The interlocking political meanings of free opinion and agency can shade into a meaning of “non-governmental,” not government-controlled, in contexts where independent is applied to organizations. The phrase independent schools (denoting fee-paying schools in the UK and US) exploits positive connotations available with this kind of use, since the phrase avoids the elitism of private (or public) school and at the same time implies a certain kind of freedom and free thinking (compare recent use of free school, denoting in the UK a type of state-funded school outside the control of local authorities).

A particular cultural sense developed in the American film industry, because its beginnings were closely tied to a monopoly on distribution. From 1908 films produced outside this monopoly were called independents. This use gained importance in the late 1960s as economic independence was linked to a particular cultural stance. The Sundance Film Festival was founded in 1978 to celebrate and support independent films. Often shortened to indie, the term is also used in the music industry to contrast with the big four record labels: Universal, Sony, Warner, and EMI.

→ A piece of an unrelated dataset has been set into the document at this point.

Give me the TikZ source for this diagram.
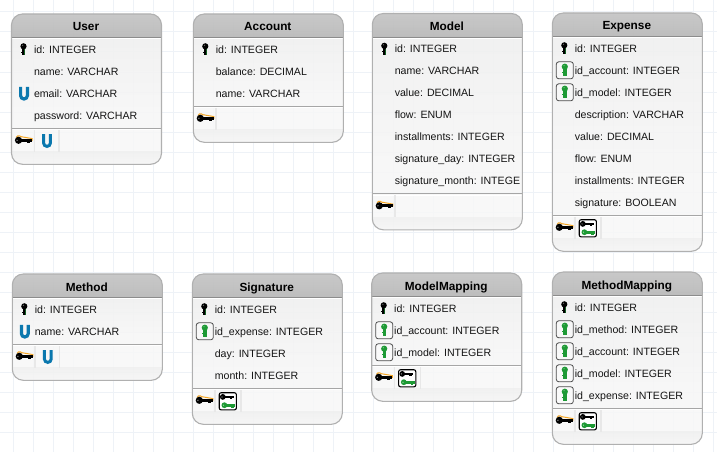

Facts or results that are independently verified are in most modern social systems considered more trustworthy and secure than those which are government-produced or commercially sponsored. In a promotional culture, verification is often taken to require separation between those making a claim and those providing the evidence for it. Emphasis on the idea that independence allows honest opinion and judgment is accordingly often accentuated in references to NGOs, think tanks, and consumer research (even where the research in question may have been specifically commissioned), by use of phrases such as independent body or independent inquiry. The separateness signified by claimed independence in these contexts implies impartiality and lack of bias, and is used to support the authority or legitimacy of findings even where there may be little consensus on what the criteria of independence should be or how such independence can be demonstrated.